= Given exercise =
The listing below holds pictures; exclude them. Return exactly the lines from the one with "Emit a Python" through the one with "from bokeh.resources import INLINE".
>> BEGIN Entries shown
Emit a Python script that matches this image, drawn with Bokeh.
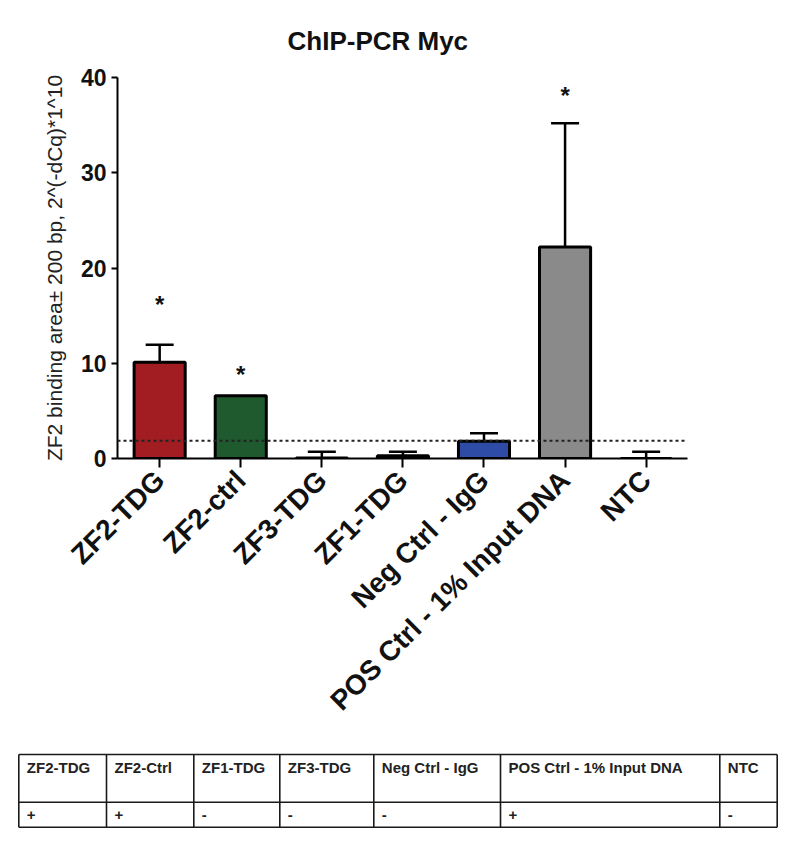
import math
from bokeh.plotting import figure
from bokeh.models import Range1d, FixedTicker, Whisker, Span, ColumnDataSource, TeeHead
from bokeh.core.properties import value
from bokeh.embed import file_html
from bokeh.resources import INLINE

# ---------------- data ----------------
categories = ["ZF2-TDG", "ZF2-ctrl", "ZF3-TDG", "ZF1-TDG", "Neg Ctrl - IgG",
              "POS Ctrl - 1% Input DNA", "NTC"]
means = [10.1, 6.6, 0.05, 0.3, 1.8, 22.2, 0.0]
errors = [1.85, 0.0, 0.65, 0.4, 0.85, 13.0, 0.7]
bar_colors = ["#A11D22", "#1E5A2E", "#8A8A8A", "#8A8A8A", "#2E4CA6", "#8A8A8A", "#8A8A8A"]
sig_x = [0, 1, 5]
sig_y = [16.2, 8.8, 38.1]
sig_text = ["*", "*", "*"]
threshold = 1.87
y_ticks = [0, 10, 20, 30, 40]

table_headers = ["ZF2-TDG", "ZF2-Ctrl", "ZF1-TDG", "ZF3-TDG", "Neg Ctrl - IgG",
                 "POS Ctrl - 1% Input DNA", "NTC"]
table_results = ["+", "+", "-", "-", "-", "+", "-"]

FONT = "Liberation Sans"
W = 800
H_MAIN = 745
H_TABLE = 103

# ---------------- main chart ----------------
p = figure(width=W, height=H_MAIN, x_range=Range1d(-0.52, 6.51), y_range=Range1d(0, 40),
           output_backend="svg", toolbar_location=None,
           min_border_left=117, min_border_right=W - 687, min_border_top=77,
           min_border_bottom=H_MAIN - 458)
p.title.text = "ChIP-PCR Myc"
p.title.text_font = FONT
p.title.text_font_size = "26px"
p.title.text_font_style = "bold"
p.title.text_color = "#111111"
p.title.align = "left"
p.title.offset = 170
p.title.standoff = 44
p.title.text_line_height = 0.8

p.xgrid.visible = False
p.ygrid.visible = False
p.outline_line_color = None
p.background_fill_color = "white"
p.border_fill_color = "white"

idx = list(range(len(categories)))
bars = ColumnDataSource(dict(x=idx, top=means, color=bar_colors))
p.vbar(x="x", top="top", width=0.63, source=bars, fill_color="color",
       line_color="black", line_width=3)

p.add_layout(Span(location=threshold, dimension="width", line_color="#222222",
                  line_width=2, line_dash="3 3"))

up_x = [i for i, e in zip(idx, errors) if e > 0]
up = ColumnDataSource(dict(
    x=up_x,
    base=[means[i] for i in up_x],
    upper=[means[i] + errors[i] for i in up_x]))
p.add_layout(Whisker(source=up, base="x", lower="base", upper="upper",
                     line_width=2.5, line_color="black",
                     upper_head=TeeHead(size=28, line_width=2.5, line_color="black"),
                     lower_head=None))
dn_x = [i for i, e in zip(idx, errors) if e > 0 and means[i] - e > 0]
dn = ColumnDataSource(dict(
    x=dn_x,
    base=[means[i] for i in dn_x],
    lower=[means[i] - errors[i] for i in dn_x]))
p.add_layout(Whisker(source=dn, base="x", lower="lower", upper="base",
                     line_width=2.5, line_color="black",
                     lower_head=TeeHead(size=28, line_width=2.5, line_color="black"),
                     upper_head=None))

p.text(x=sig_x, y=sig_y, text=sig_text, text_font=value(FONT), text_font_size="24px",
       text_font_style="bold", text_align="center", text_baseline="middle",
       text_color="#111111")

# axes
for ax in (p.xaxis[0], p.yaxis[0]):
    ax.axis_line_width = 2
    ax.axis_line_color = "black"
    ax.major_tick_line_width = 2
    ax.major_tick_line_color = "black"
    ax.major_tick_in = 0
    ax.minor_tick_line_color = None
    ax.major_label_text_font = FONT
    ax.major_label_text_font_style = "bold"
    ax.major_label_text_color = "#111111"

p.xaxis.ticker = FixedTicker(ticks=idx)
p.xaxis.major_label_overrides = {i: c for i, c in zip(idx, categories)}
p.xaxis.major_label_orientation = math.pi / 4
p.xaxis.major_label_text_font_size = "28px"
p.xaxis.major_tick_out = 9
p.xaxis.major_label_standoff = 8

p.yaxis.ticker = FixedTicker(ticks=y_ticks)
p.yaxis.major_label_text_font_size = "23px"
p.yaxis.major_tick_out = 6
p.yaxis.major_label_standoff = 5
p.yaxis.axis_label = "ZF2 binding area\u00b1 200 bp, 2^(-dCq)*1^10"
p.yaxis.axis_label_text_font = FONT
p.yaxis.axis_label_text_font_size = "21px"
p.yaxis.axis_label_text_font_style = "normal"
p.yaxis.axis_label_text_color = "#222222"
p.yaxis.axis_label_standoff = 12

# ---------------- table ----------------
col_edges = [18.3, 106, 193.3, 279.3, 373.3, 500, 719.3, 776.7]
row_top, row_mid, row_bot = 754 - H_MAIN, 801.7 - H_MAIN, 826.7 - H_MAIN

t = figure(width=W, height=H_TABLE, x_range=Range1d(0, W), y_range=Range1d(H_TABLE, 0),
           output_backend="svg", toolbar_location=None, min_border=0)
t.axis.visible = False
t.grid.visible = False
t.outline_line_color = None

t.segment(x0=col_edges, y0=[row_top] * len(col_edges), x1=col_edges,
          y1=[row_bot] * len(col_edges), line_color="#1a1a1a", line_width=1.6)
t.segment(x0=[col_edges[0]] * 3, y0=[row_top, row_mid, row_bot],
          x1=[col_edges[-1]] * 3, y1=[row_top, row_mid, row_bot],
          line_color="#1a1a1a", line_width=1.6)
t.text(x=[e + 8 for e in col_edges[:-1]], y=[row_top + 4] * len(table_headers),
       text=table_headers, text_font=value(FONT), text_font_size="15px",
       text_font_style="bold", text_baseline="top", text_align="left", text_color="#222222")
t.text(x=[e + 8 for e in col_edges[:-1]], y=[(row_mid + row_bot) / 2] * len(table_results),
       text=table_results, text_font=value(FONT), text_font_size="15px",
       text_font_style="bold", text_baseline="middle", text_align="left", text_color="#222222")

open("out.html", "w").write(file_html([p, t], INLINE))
>> END Entries shown
>> BEGIN Entries shown
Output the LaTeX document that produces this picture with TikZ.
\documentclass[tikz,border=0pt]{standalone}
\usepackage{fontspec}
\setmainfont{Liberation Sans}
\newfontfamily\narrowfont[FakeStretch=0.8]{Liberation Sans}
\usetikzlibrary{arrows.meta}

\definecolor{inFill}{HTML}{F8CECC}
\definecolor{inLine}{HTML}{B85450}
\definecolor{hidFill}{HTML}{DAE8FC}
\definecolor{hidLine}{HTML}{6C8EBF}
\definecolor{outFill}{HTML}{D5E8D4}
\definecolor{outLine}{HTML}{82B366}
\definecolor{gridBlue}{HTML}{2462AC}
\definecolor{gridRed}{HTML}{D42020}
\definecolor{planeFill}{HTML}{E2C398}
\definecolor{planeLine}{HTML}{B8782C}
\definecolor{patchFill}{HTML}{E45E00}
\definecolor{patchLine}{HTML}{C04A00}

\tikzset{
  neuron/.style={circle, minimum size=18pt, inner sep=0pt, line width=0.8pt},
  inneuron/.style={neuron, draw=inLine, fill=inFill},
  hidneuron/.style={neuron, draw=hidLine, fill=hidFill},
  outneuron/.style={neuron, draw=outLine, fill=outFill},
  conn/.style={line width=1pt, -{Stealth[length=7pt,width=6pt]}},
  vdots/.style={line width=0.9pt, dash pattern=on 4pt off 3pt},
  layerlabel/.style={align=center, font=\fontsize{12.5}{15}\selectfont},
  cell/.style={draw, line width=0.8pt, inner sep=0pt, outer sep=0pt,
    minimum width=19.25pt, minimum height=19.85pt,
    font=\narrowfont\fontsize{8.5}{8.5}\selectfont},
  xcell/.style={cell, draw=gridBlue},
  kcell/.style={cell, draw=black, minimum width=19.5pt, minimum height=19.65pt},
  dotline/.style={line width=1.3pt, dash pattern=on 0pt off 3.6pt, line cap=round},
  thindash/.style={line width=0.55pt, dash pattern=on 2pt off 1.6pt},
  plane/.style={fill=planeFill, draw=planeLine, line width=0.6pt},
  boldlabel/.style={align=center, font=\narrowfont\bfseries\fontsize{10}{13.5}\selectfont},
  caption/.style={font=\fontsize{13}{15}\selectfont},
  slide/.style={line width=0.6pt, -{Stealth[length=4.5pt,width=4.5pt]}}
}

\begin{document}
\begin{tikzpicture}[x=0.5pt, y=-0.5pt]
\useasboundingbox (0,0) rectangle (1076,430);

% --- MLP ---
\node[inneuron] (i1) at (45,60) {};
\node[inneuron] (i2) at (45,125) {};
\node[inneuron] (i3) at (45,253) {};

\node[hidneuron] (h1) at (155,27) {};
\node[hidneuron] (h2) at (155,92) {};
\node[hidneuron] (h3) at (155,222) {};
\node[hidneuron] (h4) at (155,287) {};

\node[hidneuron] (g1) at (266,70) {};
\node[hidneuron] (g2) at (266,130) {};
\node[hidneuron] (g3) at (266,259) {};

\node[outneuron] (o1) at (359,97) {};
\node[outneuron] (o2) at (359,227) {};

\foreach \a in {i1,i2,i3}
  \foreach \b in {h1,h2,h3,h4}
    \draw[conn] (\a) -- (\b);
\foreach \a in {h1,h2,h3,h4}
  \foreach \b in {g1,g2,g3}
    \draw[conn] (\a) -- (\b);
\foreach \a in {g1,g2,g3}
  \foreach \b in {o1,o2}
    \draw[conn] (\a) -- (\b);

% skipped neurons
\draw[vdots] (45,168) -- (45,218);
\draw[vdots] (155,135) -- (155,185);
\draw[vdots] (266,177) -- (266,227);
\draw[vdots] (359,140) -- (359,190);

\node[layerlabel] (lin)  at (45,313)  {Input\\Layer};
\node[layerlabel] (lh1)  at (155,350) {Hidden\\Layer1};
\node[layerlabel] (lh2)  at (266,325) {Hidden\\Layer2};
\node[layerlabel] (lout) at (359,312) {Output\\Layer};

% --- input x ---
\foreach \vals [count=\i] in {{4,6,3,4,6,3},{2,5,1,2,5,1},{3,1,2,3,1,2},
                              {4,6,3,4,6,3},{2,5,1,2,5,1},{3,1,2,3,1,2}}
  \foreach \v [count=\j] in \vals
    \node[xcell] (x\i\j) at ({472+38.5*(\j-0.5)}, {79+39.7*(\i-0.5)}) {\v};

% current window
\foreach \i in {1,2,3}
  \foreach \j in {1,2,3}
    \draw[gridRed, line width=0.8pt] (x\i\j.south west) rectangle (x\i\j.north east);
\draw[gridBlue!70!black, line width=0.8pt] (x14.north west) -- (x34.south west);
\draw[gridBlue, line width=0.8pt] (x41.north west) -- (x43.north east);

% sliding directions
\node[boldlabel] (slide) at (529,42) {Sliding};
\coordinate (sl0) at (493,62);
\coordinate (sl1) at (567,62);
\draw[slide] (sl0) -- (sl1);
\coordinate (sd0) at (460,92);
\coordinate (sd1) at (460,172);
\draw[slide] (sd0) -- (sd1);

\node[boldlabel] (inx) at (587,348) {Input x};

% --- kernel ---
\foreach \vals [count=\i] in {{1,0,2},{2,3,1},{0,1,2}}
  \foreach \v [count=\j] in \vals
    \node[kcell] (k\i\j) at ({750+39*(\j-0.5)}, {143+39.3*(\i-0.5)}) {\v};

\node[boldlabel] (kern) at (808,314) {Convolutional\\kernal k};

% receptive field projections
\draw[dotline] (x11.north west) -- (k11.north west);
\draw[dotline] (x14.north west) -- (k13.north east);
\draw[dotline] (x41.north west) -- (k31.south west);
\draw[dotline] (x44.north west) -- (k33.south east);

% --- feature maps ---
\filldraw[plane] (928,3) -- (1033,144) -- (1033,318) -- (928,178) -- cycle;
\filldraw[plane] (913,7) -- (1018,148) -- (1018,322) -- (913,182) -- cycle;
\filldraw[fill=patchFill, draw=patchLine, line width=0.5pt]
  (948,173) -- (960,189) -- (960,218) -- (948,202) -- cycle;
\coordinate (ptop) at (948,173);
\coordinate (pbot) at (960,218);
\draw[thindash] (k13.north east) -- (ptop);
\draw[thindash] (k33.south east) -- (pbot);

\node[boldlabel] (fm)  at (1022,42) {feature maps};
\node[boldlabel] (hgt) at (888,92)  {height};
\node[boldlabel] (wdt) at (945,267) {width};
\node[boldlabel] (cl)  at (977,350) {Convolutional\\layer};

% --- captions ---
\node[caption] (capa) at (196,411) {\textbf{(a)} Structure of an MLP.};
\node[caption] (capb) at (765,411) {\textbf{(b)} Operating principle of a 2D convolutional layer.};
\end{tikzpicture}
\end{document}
>> END Entries shown
= Solution to the exercise =
Emit a Python script that matches this image, drawn with Bokeh.
import math
from bokeh.plotting import figure
from bokeh.models import Range1d, FixedTicker, Whisker, Span, ColumnDataSource, TeeHead
from bokeh.core.properties import value
from bokeh.embed import file_html
from bokeh.resources import INLINE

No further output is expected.